The USA Car Market is in Crisis
The car market is in crisis, and so is America’s middle class. Even amid a scenario of crashing used car prices, the cost of a vehicle is still out of the reach of most middle-income households, a new study shows. In the past, new cars were a symbol of middle-class strength, but now only affluent Americans can afford to purchase a new vehicle at current prices — especially considering that interest rates are adding almost $7,000 to the average car loan. Since 2017, while the price of a new car jumped by a whopping $14,000, median wages grew by a mere $1,000. According to some big names in the auto industry, including executives at major companies such as Toyota and Nissan, although some vehicle prices may drop, from now on, cars will remain expensive for middle-class families and prices will never come back to where they were in 2020. In today’s video, we will expose the reason why owning a car is becoming a distant dream for millions of U.S. workers.

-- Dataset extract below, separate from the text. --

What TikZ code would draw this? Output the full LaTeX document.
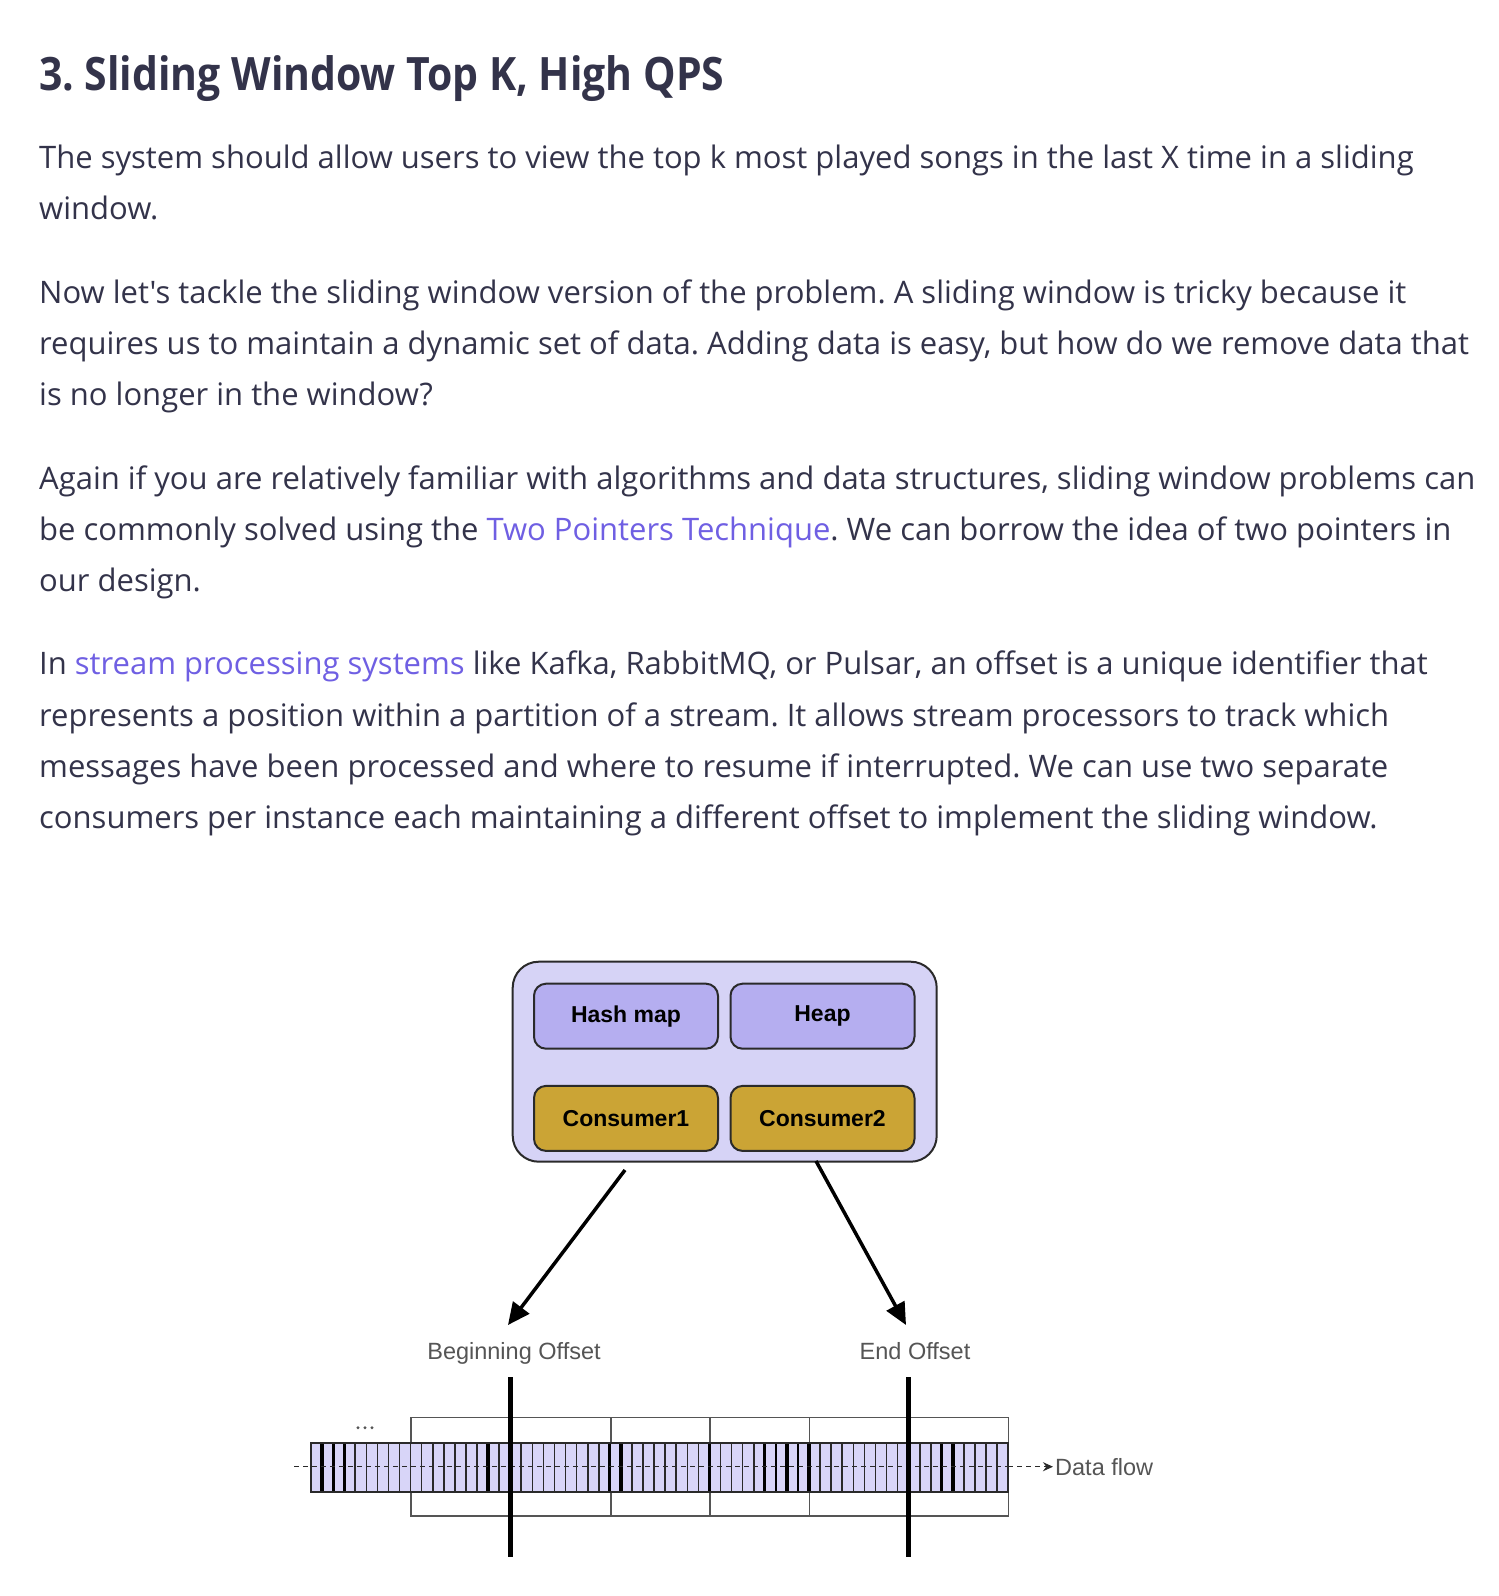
\documentclass[tikz,border=0pt]{standalone}
\usepackage{fontspec}
\setmainfont{Open Sans}[Ligatures=TeXOff]
\newfontfamily\titlefont{Open Sans}[FakeStretch=0.89, Ligatures=TeXOff]
\newfontfamily\diag{Liberation Sans}
\usetikzlibrary{arrows.meta,calc}
\frenchspacing
\definecolor{txt}{HTML}{33334A}
\definecolor{linkc}{HTML}{6F5FE3}
\definecolor{contfill}{HTML}{D6D3F6}
\definecolor{boxfill}{HTML}{B5AEF0}
\definecolor{goldfill}{HTML}{CBA435}
\definecolor{stripfill}{HTML}{D8D5F8}
\definecolor{edge}{HTML}{2A2A2A}
\definecolor{graytxt}{HTML}{555555}
\tikzset{
  body/.style={anchor=base west, inner sep=0pt, text=txt, font=\fontsize{31}{36}\selectfont},
  ttl/.style={anchor=base west, inner sep=0pt, text=txt, font=\titlefont\fontsize{46}{52}\selectfont\bfseries},
  innerbox/.style={draw=edge, line width=2pt, rounded corners=12pt, minimum width=184pt, minimum height=65pt, inner sep=0pt, font=\diag\fontsize{23}{27}\selectfont\bfseries, text=black},
  lbl/.style={inner sep=0pt, text=graytxt, font=\diag\fontsize{23.5}{27}\selectfont},
  bigarrow/.style={line width=3.5pt, -{Triangle[length=22pt,width=20pt]}},
  cellline/.style={line width=1.6pt, draw=edge},
  boldcell/.style={line width=3.2pt, draw=black},
  ptr/.style={line width=4.5pt, draw=black},
}
\begin{document}
\begin{tikzpicture}[x=1pt,y=-1pt]
\useasboundingbox[fill=white] (0,0) rectangle (1499,1596);

% ---------- text ----------
\node[ttl] (title) at (39,90) {3. Sliding Window Top K, High QPS};

\node[body] (p1a) at (39,168) {The system should allow users to view the top k most played songs in the last X time in a sliding};
\node[body] (p1b) at (39,219) {window.};

\node[body] (p2a) at (39,303) {Now let's tackle the sliding window version of the problem. A sliding window is tricky because it};
\node[body] (p2b) at (39,354) {requires us to maintain a dynamic set of data. Adding data is easy, but how do we remove data that};
\node[body] (p2c) at (39,405) {is no longer in the window?};

\node[body] (p3a) at (39,489) {Again if you are relatively familiar with algorithms and data structures, sliding window problems can};
\node[body] (p3b) at (39,540) {be commonly solved using the \textcolor{linkc}{Two Pointers Technique}. We can borrow the idea of two pointers in};
\node[body] (p3c) at (39,591) {our design.};

\node[body] (p4a) at (39,674) {In \textcolor{linkc}{stream processing systems} like Kafka, RabbitMQ, or Pulsar, an offset is a unique identifier that};
\node[body] (p4b) at (39,726) {represents a position within a partition of a stream. It allows stream processors to track which};
\node[body] (p4c) at (39,777) {messages have been processed and where to resume if interrupted. We can use two separate};
\node[body] (p4d) at (39,828) {consumers per instance each maintaining a different offset to implement the sliding window.};

% ---------- instance ----------
\node[draw=edge, line width=2pt, fill=contfill, rounded corners=26pt, minimum width=424pt, minimum height=200pt, inner sep=0pt] (cont) at (724.7,1061.7) {};
\node[innerbox, fill=boxfill] (hm) at (626,1016.2) {\raisebox{-2pt}{Hash map}};
\node[innerbox, fill=boxfill] (hp) at (822.5,1016.2) {\raisebox{-2pt}{Heap}};
\node[innerbox, fill=goldfill] (c1) at (626,1118.4) {Consumer1};
\node[innerbox, fill=goldfill] (c2) at (822.5,1118.4) {Consumer2};

% ---------- labels ----------
\node[lbl, anchor=base] (lb) at (514,1359) {Beginning Offset};
\node[lbl, anchor=base] (le) at (915,1359) {End Offset};

\coordinate (a1s) at (625,1170);
\coordinate (a1e) at (508,1325);
\coordinate (a2s) at (816,1161);
\coordinate (a2e) at (906,1325);
\draw[bigarrow] (a1s) -- (a1e);
\draw[bigarrow] (a2s) -- (a2e);

% ---------- partitions (outer boxes) ----------
\draw[draw=graytxt, line width=1.6pt] (410.7,1417.3) rectangle (1008.3,1515.7);
\foreach \xx in {610.7,710,809.3}{
  \draw[draw=graytxt, line width=1.6pt] (\xx,1417.3) -- (\xx,1515.7);
}

% ---------- strip ----------
\fill[stripfill] (311,1442.7) rectangle (1008.3,1491.7);
\foreach \i in {1,...,62}{
  \draw[cellline] ({311+\i*11.068},1442.7) -- ({311+\i*11.068},1491.7);
}
\foreach \i in {1,2,3,16,27,28,36,41,43,45,57,58}{
  \draw[boldcell] ({311+\i*11.068},1442.7) -- ({311+\i*11.068},1491.7);
}
\foreach \i in {42,44}{
  \draw[line width=2.5pt, draw=black] ({311+\i*11.068},1442.7) -- ({311+\i*11.068},1491.7);
}
\draw[draw=edge, line width=2pt] (311,1442.7) rectangle (1008.3,1491.7);

% dashed data flow line
\coordinate (dfs) at (294,1466.7);
\node[lbl, anchor=west] (df) at (1055,1466.7) {Data flow};
\draw[draw=edge, line width=1.5pt, dash pattern=on 5pt off 4pt] (dfs) -- (1008.3,1466.7);
\draw[draw=edge, line width=1.5pt, dash pattern=on 5pt off 4pt, -{Stealth[length=10pt,width=9pt]}] (1008.3,1466.7) -- ([xshift=-2pt]df.west);

% ellipsis
\foreach \xx in {358,365,372}{
  \fill[graytxt] (\xx,1427.7) circle (1.6pt);
}

% offset pointers
\coordinate (pb1) at (510.7,1377);
\coordinate (pb2) at (510.7,1557);
\coordinate (pe1) at (908.3,1377);
\coordinate (pe2) at (908.3,1557);
\draw[ptr] (pb1) -- (pb2);
\draw[ptr] (pe1) -- (pe2);
\end{tikzpicture}
\end{document}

Today, the average monthly payment for a new car is at a record $777, nearly doubling since 2019, while used models have climbed to $544 a month on average, according to Kelley Blue Book owner Cox Automotive. A monthly payment of $777 corresponds to almost a sixth of the after-tax income for middle-income U.S. households.
No wonder why many people are borrowing more, for longer periods of time, to finance a car purchase. Experian Automotive said that in the first quarter of this year, the proportion of new cars bought with the help of financing skyrocketed to more than 86%, and the average loan amount topped a staggering $41,000, which is the highest since the firm began tracking the data. The average term for a new-car loan is now 72 months or six years, but longer-term loans carry more risks.

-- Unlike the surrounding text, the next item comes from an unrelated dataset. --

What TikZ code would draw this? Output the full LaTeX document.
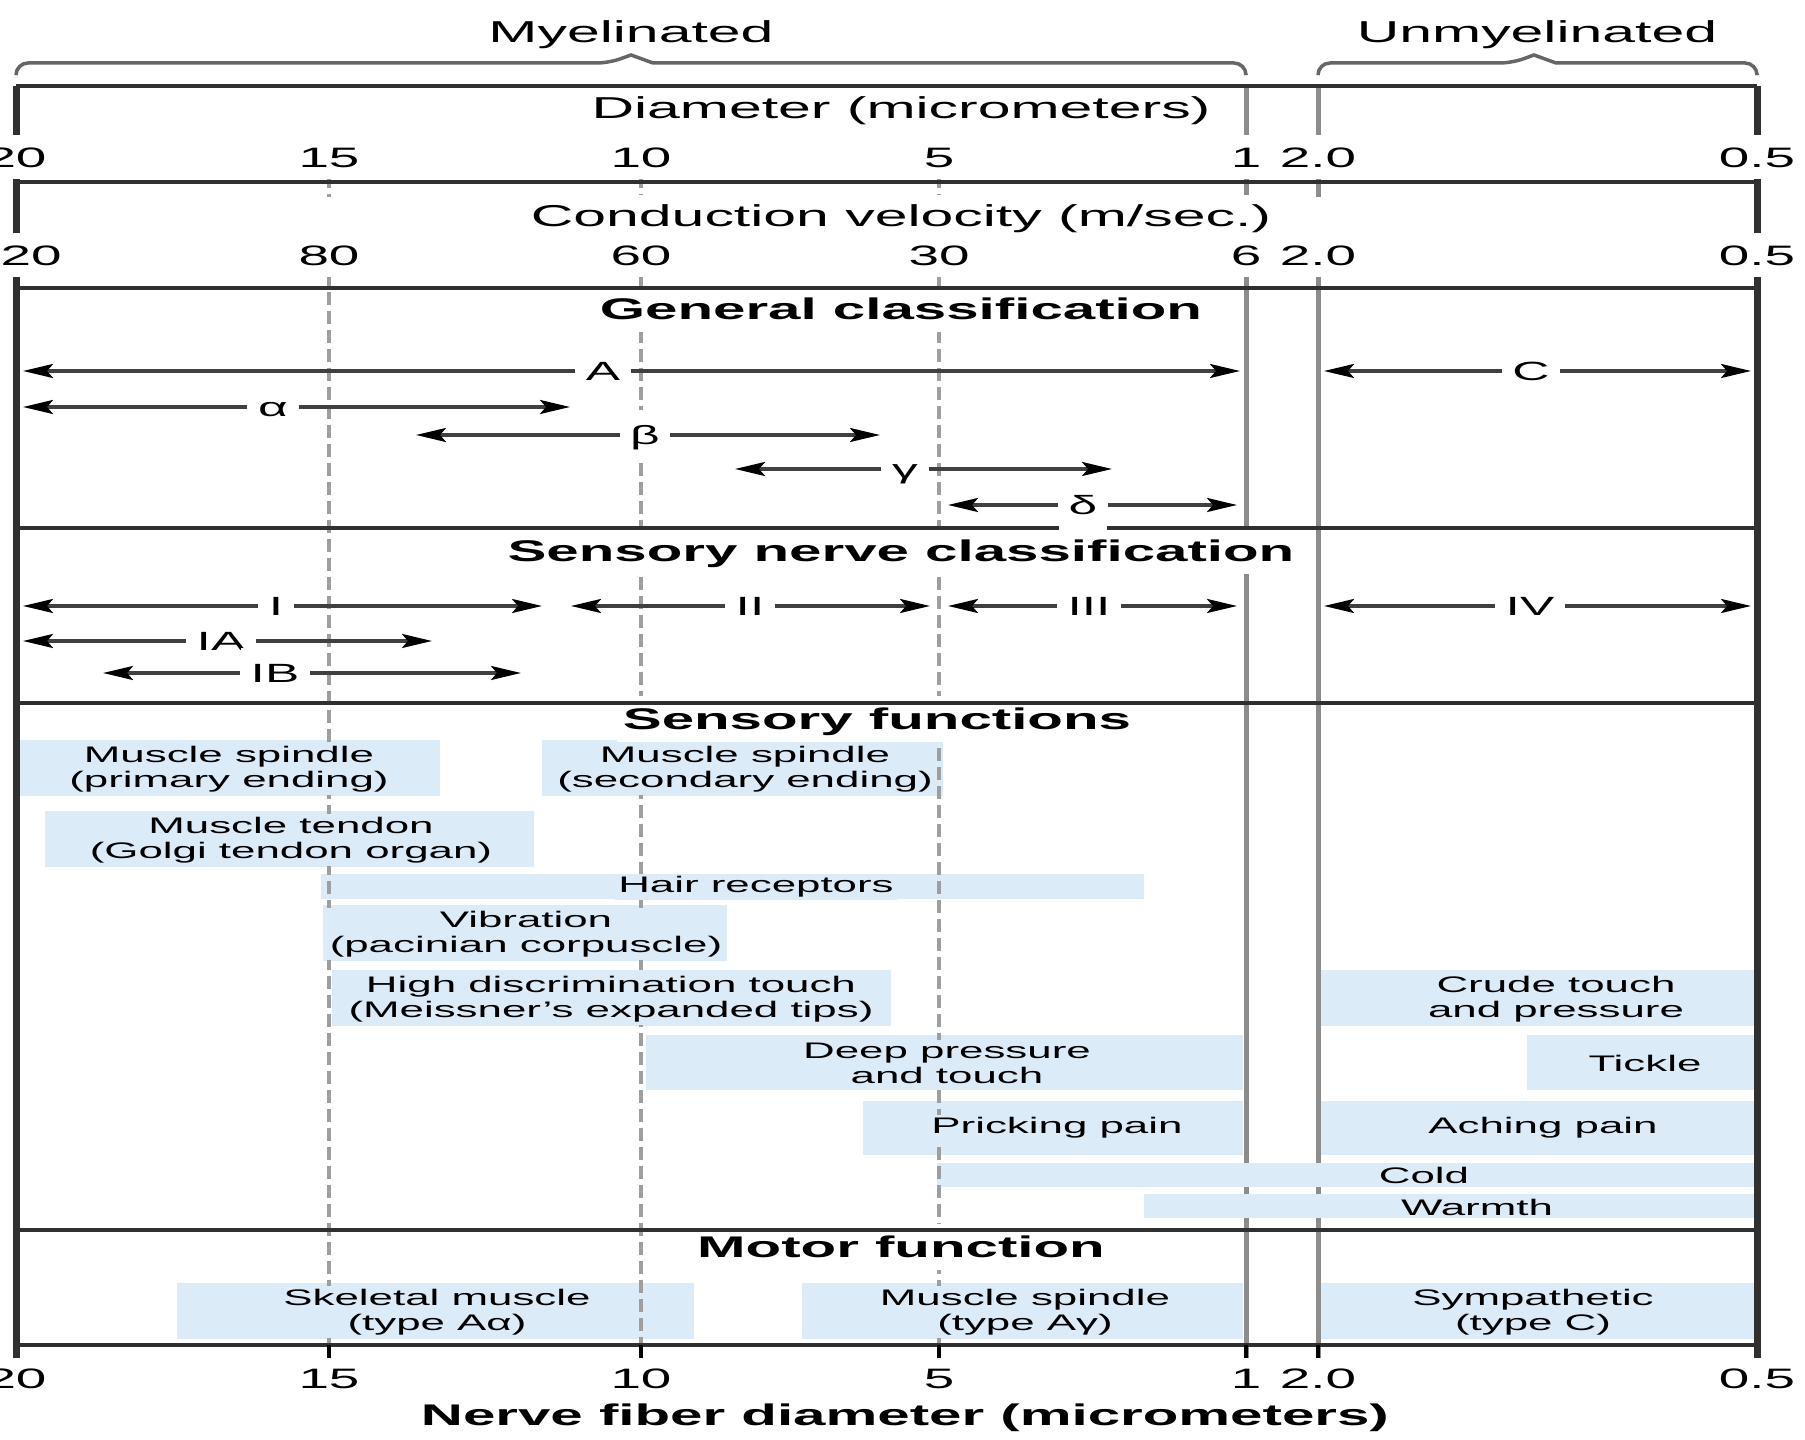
\documentclass[tikz,border=0pt]{standalone}
\usepackage{fontspec}
\setmainfont{Liberation Sans}[FakeStretch=1.95]
\usetikzlibrary{arrows.meta}
\definecolor{fnblue}{HTML}{DCEBF8}
\definecolor{rule}{HTML}{303030}

\begin{document}
\begin{tikzpicture}[x=0.1mm,y=-0.1mm,
  frame/.style={line width=0.45mm,draw=rule},
  sepline/.style={line width=0.5mm,draw=black!45},
  guide/.style={line width=0.4mm,draw=black!38,dash pattern=on 1.3mm off 0.6mm},
  brace/.style={line width=0.35mm,draw=black!60},
  arr/.style={line width=0.32mm,draw=black!75,-{Stealth[length=3mm,width=1.4mm,inset=0.6mm,color=black]}},
  albl/.style={fill=white,inner sep=1mm,text height=7pt,text depth=1.63pt,font=\fontsize{7.5}{8}\selectfont},
  hdr/.style={fill=white,inner sep=0.4mm,text height=8pt,text depth=1.84pt,font=\fontsize{8.6}{10}\selectfont},
  num/.style={fill=white,inner sep=0.6mm,text height=7.44pt,text depth=1.71pt,font=\fontsize{8}{9}\selectfont},
  ttl/.style={fill=white,inner sep=0.6mm,text height=7.9pt,text depth=1.81pt,font=\fontsize{8.5}{9}\bfseries\selectfont},
  fntext/.style={fill=fnblue,inner sep=0.3mm,align=center,font=\fontsize{6.4}{7.1}\selectfont}]
  \useasboundingbox (0,0) rectangle (1805,1440);
  \clip (0,0) rectangle (1805,1440);

  % braces on top
  \draw[brace] (16,74) [rounded corners=1.2mm] |- (609,63) [sharp corners] -- (631,55) -- (653,63) [rounded corners=1.2mm] -| (1246,74);
  \draw[brace] (1318,74) [rounded corners=1.2mm] |- (1512,63) [sharp corners] -- (1534,55) -- (1556,63) [rounded corners=1.2mm] -| (1757,74);
  \node[hdr,fill=none] (myel) at (631,32) {Myelinated};
  \node[hdr,fill=none] (unmyel) at (1537,32) {Unmyelinated};

  % limits of myelinated / unmyelinated
  \foreach \x in {1246,1318}
    \draw[sepline] (\x,86) -- (\x,140) (\x,175) -- (\x,197) (\x,273) -- (\x,1358);

  % function bars
  \foreach \xa/\xb/\ya/\yb in {17/440/740/796, 542/943/740/796, 45/534/811/867,
      321/1144/874/899, 323/727/905/961, 332/891/970/1026, 1321/1757/970/1026,
      646/1243/1035/1090, 1527/1757/1035/1090, 863/1243/1101/1155, 1321/1757/1101/1155,
      937/1757/1163/1187, 1144/1757/1194/1218,
      177/694/1283/1339, 802/1243/1283/1339, 1321/1757/1283/1339}
    \fill[fnblue] (\xa,\ya) rectangle (\xb,\yb);

  % 15, 10 and 5 micrometer guides
  \foreach \x in {329,641,939}
    \draw[guide] (\x,175) -- (\x,197) (\x,273) -- (\x,1345);

  % section titles
  \node[ttl] (gen) at (901,309) {General classification};
  \node[ttl] (sens) at (901,551) {Sensory nerve classification};
  \node[ttl] (sfun) at (877,719) {Sensory functions};
  \node[ttl] (mot) at (901,1247) {Motor function};

  % table frame
  \draw[frame,line width=0.7mm] (16,1358) -- (16,86) (1757,86) -- (1757,1358);
  \foreach \y in {182,288,528,703,1230,1345}
    \draw[frame] (16,\y) -- (1757,\y);
  \foreach \x in {329,641,939,1246,1318}
    \draw[frame,draw=black] (\x,1345) -- (\x,1358);

  % scales
  \node[hdr] (diam) at (901,108) {Diameter (micrometers)};
  \node[hdr] (vel) at (901,216) {Conduction velocity (m/sec.)};
  \foreach \x/\d/\v [count=\i] in {16/20/120, 329/15/80, 641/10/60, 939/5/30, 1246/1/6, 1318/2.0/2.0, 1757/0.5/0.5} {
    \node[num] (dia\i) at (\x,157) {\d};
    \node[num] (velo\i) at (\x,255) {\v};
    \node[num,fill=none] (bot\i) at (\x,1378) {\d};
  }
  \draw[frame] (16,86) -- (1757,86);
  \node[ttl,fill=none] (axis) at (905,1415) {Nerve fiber diameter (micrometers)};

  % fiber ranges
  \foreach \nm/\xa/\xl/\xb/\y/\t in {
      A/23/603/1240/371/A, alpha/23/273/570/407/α, beta/416/645/880/435/β,
      gamma/735/905/1112/469/γ, delta/948/1083/1237/505/δ, C/1324/1531/1751/371/C,
      I/23/276/542/606/I, II/571/750/930/606/II, III/948/1089/1237/606/III,
      IV/1324/1530/1751/606/IV, IA/23/221/432/641/IA, IB/103/275/521/673/IB} {
    \node[albl] (\nm) at (\xl,\y) {\t};
    \draw[arr] (\nm) -- (\xa,\y);
    \draw[arr] (\nm) -- (\xb,\y);
  }

  % function labels
  \foreach \xt/\yt/\t [count=\i] in {
      229/769/{Muscle spindle\\(primary ending)},
      745/769/{Muscle spindle\\(secondary ending)},
      291/840/{Muscle tendon\\(Golgi tendon organ)},
      756/887/{Hair receptors},
      526/934/{Vibration\\(pacinian corpuscle)},
      611/999/{High discrimination touch\\(Meissner's expanded tips)},
      1556/999/{Crude touch\\and pressure},
      947/1063/{Deep pressure\\and touch},
      1645/1063/{Tickle},
      1057/1128/{Pricking pain},
      1543/1128/{Aching pain},
      1424/1175/{Cold},
      1477/1207/{Warmth},
      437/1312/{Skeletal muscle\\(type Aα)},
      1025/1312/{Muscle spindle\\(type Aγ)},
      1533/1312/{Sympathetic\\(type C)}}
    \node[fntext] (fn\i) at (\xt,\yt) {\t};
\end{tikzpicture}
\end{document}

The Consumer Financial Protection Bureau warns that borrowers who take out long-term loans end up paying more for the car overall, and also run a greater risk of being “upside down” on the loans, meaning owing more than the car is worth.
The price typical used car now stands at roughly $27,000, Cox reports. But an average monthly payment of $544 is still too much for middle-income earners. For over a decade, the average new car payment in the U.S. bumped along at around $400 a month and $300 for used cars. That’s about as much as the typical American household can shell out and still meet other major expenses, said Jonathan Smoke, chief economist at Cox. But since it crossed that mark in November 2019, it only got higher and higher.
For those looking for a new car at a budget price, the options are extremely limited. Domestic automakers stopped building compact cars in the U.S. because they couldn’t make money on them. At the root of the problem is automakers’ pricing strategy: Keep inventory lean to keep price tags fat. They are now giving preference to more luxurious cars that can generate a higher revenue than cheaper popular models, which have significantly lower profit margins.
Add historically high-interest rates to the mix, and cars — just like home ownership and college education — are fast becoming the domain of the rich. At the end of the day, the car market crisis is a societal crisis, too. It is a clear demonstration that most hard-working Americans cannot afford to live in America anymore.